Republican News · Thursday 06 July 2000

[An Phoblacht]

At least 170,000 children living in poverty


179,000 new cars were bought in the 26 Counties in the first six months of this year. At the same time, at least 170,000 children are living in households suffering poverty and deprivation with up to 370,000 children under the age of 18 suffering some degree of poverty.

This at a time when the Dublin Government is sitting on literally billions of pounds of unspent tax revenue. Is this is the Ireland of the 21st century we really want to live in?

These statistics come from three interesting sets of figures released into the public domain over the last week. First was record retail sales data showing spending increases in April of over 17% compared to April 1999. The spending increases were driven by new car sales, as households with disposable income splashed out on a range of consumer goods.

Then came figures for Dublin Government tax revenue. They showed a 44% increase in the 26-County budget surplus to 2.9 billion. Finally, a new study by the Combat Poverty Agency (CPA) showed that a quarter of Irish children live in households where total family income is half the 1997 state average of 16,000.

`Child Poverty in Ireland' is a study conducted by Brian Nolan, a research professor at the Economic and Social Research Institute for the CPA. It shows that 17% of children live in what Nolan describes as ``consistent poverty''.

This means that total family income is unacceptably low and children are deprived in terms of food, clothing and other basic necessities. Households suffering unemployment make up two thirds of children living in poverty, according to the figures from the CPA. The other third of children enduring poverty are in households where the adults are working on low incomes.

The study shows clearly that the increase in employment in the 26 Counties is no guarantee that poverty will be reduced as many of the new jobs are on minimum wages, leaving the households with a subsistence standard of living.

The CPA study also demonstrates how high child poverty in Ireland is compared to other states.
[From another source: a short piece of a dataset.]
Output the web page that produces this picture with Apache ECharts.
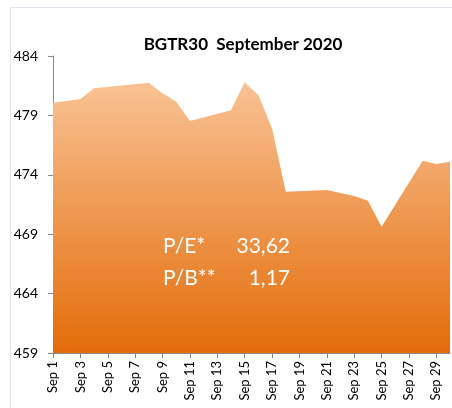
<!DOCTYPE html>
<html>
<head>
<meta charset="utf-8">
<script src="https://cdn.jsdelivr.net/npm/echarts@6/dist/echarts.min.js"></script>
<style>
  html, body { margin: 0; padding: 0; background: #fff; }
  #chart { width: 452px; height: 408px; }
</style>
</head>
<body>
<div id="chart"></div>
<script>
// days of September, null = no trading
var days = [];
for (var d = 1; d <= 30; d++) days.push("Sep " + d);
var values = [
  480.07, 480.22, 480.38, 481.28, null, null, null, 481.75, 480.86, 480.15,
  478.53, null, null, 479.43, 481.79, 480.72, 477.91, 472.58, null, null,
  472.72, null, 472.22, 471.82, 469.63, null, null, 475.19, 474.91, 475.10
];
var peLabel = "P/E*", peValue = "33,62";
var pbLabel = "P/B**", pbValue = "1,17";

var chart = echarts.init(document.getElementById("chart"));
var font = "Lato, 'Open Sans', sans-serif";

var option = {
  animation: false,
  title: {
    text: "BGTR30  September 2020",
    left: 238,
    textAlign: "center",
    top: 31,
    textStyle: { fontFamily: font, fontSize: 17, fontWeight: "bold", color: "#000" }
  },
  grid: { left: 53, right: 2, top: 56, bottom: 55 },
  xAxis: {
    type: "category",
    data: days,
    boundaryGap: false,
    axisLine: { show: true, lineStyle: { color: "#898989" } },
    axisTick: { show: true, interval: 1, length: 5, lineStyle: { color: "#898989" } },
    axisLabel: {
      interval: 1, rotate: 90, margin: 8,
      fontFamily: font, fontSize: 13, color: "#000"
    }
  },
  yAxis: {
    type: "value",
    min: 459, max: 484, interval: 5,
    axisLine: { show: true, lineStyle: { color: "#898989" } },
    axisTick: { show: true, length: 5, lineStyle: { color: "#898989" } },
    splitLine: { show: false },
    axisLabel: { margin: 15, fontFamily: font, fontSize: 14, color: "#000" }
  },
  series: [{
    type: "line",
    data: values,
    connectNulls: true,
    symbol: "none",
    lineStyle: { width: 0 },
    areaStyle: {
      opacity: 1,
      color: new echarts.graphic.LinearGradient(0, 0, 0, 1, [
        { offset: 0, color: "#F9C294" },
        { offset: 1, color: "#E36C09" }
      ])
    }
  }],
  graphic: [
    { type: "rect", shape: { x: 10.5, y: 7.5, width: 470, height: 430 },
      style: { fill: "none", stroke: "#DDE4EE", lineWidth: 1 }, silent: true },
    { type: "text", z: 100, x: 163, y: 236,
      style: { text: peLabel, fill: "#fff", font: "21px " + font } },
    { type: "text", z: 100, x: 290, y: 236,
      style: { text: peValue, fill: "#fff", font: "21px " + font, textAlign: "right" } },
    { type: "text", z: 100, x: 163, y: 268,
      style: { text: pbLabel, fill: "#fff", font: "21px " + font } },
    { type: "text", z: 100, x: 290, y: 268,
      style: { text: pbValue, fill: "#fff", font: "21px " + font, textAlign: "right" } }
  ]
};
chart.setOption(option);
</script>
</body>
</html>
Using data published by UNICEF, the CPA highlighted the fact that of the 23 wealthiest states in the world, the 26 Counties ranked sixth lowest. The 26 Counties has child poverty rates double the levels found in France and the Netherlands and six times that of some Scandinavian states.

So, armed with these figures the question is what is to be done? The CPA wants three targets to be met as part of an overall strategy to abolish child poverty by 2020. They want the level of children's allowance increased to 25 per week for every child in a family. On top of this, there should be an extra payment of 15 per child per week for families on low incomes or dependant on social welfare payments. They want to remove children from what they term consistent poverty by 2007. Action on education, health and housing are other areas highlighted by the CPA.

The CPA targets seem timid in the light of the other data also released this week. They estimate that the increase in child benefit will cost the exchequer 500 million. Given the amount of funds swilling through government coffers, these increases could be delivered now as well as the much needed investment in schools, in health services and housing that could lift hundreds of thousands of children, their families and communities out of poverty. There can be no dithering any longer. Spend the money and share the wealth now.